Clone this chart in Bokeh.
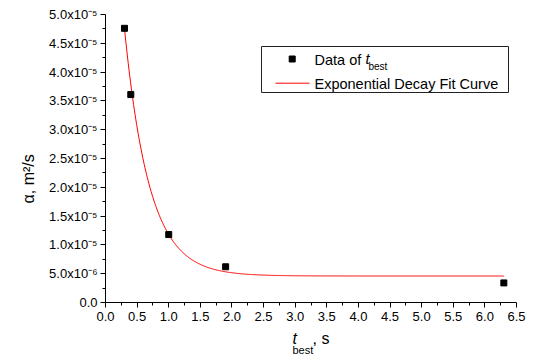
import numpy as np
from bokeh.plotting import figure
from bokeh.models import Range1d, FixedTicker, PrintfTickFormatter, Label, BoxAnnotation, Title
from bokeh.embed import file_html
from bokeh.resources import INLINE

# ---------------- data ----------------
t_best = [0.3, 0.4, 1.0, 1.9, 6.3]                       # s
alpha = [4.76e-5, 3.61e-5, 1.18e-5, 6.2e-6, 3.4e-6]       # m^2/s

# exponential decay fit: alpha = y0 + A * exp(-t / t1)
fit_y0 = 4.6e-6
fit_A = 9.24e-5
fit_t1 = 0.392
fit_t_start = 0.3
fit_t_end = 6.3

x_ticks = [0.0, 0.5, 1.0, 1.5, 2.0, 2.5, 3.0, 3.5, 4.0, 4.5, 5.0, 5.5, 6.0, 6.5]
y_ticks = [0.0, 5e-6, 1.0e-5, 1.5e-5, 2.0e-5, 2.5e-5, 3.0e-5, 3.5e-5, 4.0e-5, 4.5e-5, 5.0e-5]
y_tick_labels = ["0.0", "5.0x10⁻⁶", "1.0x10⁻⁵", "1.5x10⁻⁵", "2.0x10⁻⁵", "2.5x10⁻⁵",
                 "3.0x10⁻⁵", "3.5x10⁻⁵", "4.0x10⁻⁵", "4.5x10⁻⁵", "5.0x10⁻⁵"]

y_title = "α, m²/s"
legend_data_label = "Data of "
legend_fit_label = "Exponential Decay Fit Curve"

# ---------------- layout ----------------
W, H = 535, 360
FRAME_L, FRAME_R, FRAME_T, FRAME_B = 105, 516, 14, 302
X_MIN, X_MAX = 0.0, 6.5
Y_MIN, Y_MAX = 0.0, 5e-5
FONT = "Liberation Sans"


def px2x(px):
    return X_MIN + (px - FRAME_L) / (FRAME_R - FRAME_L) * (X_MAX - X_MIN)


def py2y(py):
    return Y_MIN + (FRAME_B - py) / (FRAME_B - FRAME_T) * (Y_MAX - Y_MIN)


def clabel(px, py, **kw):
    """Text placed in canvas pixels (origin top-left)."""
    kw.setdefault("text_font", FONT)
    kw.setdefault("text_color", "black")
    kw.setdefault("text_baseline", "middle")
    return Label(x=px, y=py, x_units="canvas", y_units="canvas", level="overlay", **kw)


p = figure(width=W, height=H, x_range=Range1d(X_MIN, X_MAX), y_range=Range1d(Y_MIN, Y_MAX),
           output_backend="svg", toolbar_location=None,
           min_border_left=FRAME_L, min_border_right=W - FRAME_R,
           min_border_top=FRAME_T, min_border_bottom=H - FRAME_B)
p.outline_line_color = None
p.grid.visible = False
p.background_fill_color = "white"
p.border_fill_color = "white"

x_minor = list((np.array(x_ticks[:-1]) + np.array(x_ticks[1:])) / 2)
y_minor = list((np.array(y_ticks[:-1]) + np.array(y_ticks[1:])) / 2)

xa = p.xaxis[0]
xa.ticker = FixedTicker(ticks=x_ticks, minor_ticks=x_minor)
xa.formatter = PrintfTickFormatter(format="%.1f")
ya = p.yaxis[0]
ya.ticker = FixedTicker(ticks=y_ticks, minor_ticks=y_minor)
ya.major_label_overrides = dict(zip(y_ticks, y_tick_labels))

for ax in (xa, ya):
    ax.axis_line_color = "black"
    ax.axis_line_width = 1
    ax.major_tick_line_color = "black"
    ax.minor_tick_line_color = "black"
    ax.major_tick_in = 0
    ax.major_tick_out = 5
    ax.minor_tick_in = 0
    ax.minor_tick_out = 3
    ax.major_label_text_font = FONT
    ax.major_label_text_font_size = "13px"
    ax.major_label_text_color = "black"
xa.major_label_standoff = 4
ya.major_label_standoff = 3

# y-axis title (starts ~99 px above the x axis, reads upward)
p.add_layout(Title(text=y_title, align="left", offset=99, text_font=FONT,
                   text_font_size="16px", text_font_style="normal", text_color="black",
                   standoff=20), "left")

# x-axis title: italic t, subscript "best", then ", s"
p.add_layout(clabel(292, 338, text="t", text_align="left",
                    text_font_size="16px", text_font_style="italic"), "left")
p.add_layout(clabel(292, 349, text="best", text_align="left", text_font_size="11px"), "below")
p.add_layout(clabel(312, 338, text=", s", text_align="left", text_font_size="16px"), "right")

# legend frame (underneath the legend glyphs)
p.add_layout(BoxAnnotation(left=px2x(261), right=px2x(508), top=py2y(46), bottom=py2y(92),
                           fill_color="white", fill_alpha=1, line_color="#222222", line_width=1,
                           line_alpha=1, level="underlay"))

# fit curve
tc = np.linspace(fit_t_start, fit_t_end, 500)
ac = fit_y0 + fit_A * np.exp(-tc / fit_t1)
p.line(tc, ac, line_color="#ff0000", line_width=1)

# data points
p.scatter(t_best, alpha, marker="square", size=6, fill_color="black", line_color="black")

# legend entries
p.scatter([px2x(291.7)], [py2y(58.5)], marker="square", size=6, fill_color="black", line_color="black")
p.line([px2x(275), px2x(309)], [py2y(82.7), py2y(82.7)], line_color="#ff0000", line_width=1)
p.add_layout(clabel(314, 59, text=legend_data_label, text_align="left", text_font_size="14.5px"))
p.add_layout(clabel(365, 58, text="t", text_align="left",
                    text_font_size="14.5px", text_font_style="italic"))
p.add_layout(clabel(368, 66, text="best", text_align="left", text_font_size="10px"))
p.add_layout(clabel(314, 83, text=legend_fit_label, text_align="left", text_font_size="14.5px"))

open("out.html", "w").write(file_html(p, INLINE))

══════

Exercise prompt: Quote, please, every line of the material above from its start through the line that has "fit_t_end = 6.3", reproducing the words exactly and dropping any images.

Completed exercise:
Clone this chart in Bokeh.
import numpy as np
from bokeh.plotting import figure
from bokeh.models import Range1d, FixedTicker, PrintfTickFormatter, Label, BoxAnnotation, Title
from bokeh.embed import file_html
from bokeh.resources import INLINE

# ---------------- data ----------------
t_best = [0.3, 0.4, 1.0, 1.9, 6.3]                       # s
alpha = [4.76e-5, 3.61e-5, 1.18e-5, 6.2e-6, 3.4e-6]       # m^2/s

# exponential decay fit: alpha = y0 + A * exp(-t / t1)
fit_y0 = 4.6e-6
fit_A = 9.24e-5
fit_t1 = 0.392
fit_t_start = 0.3
fit_t_end = 6.3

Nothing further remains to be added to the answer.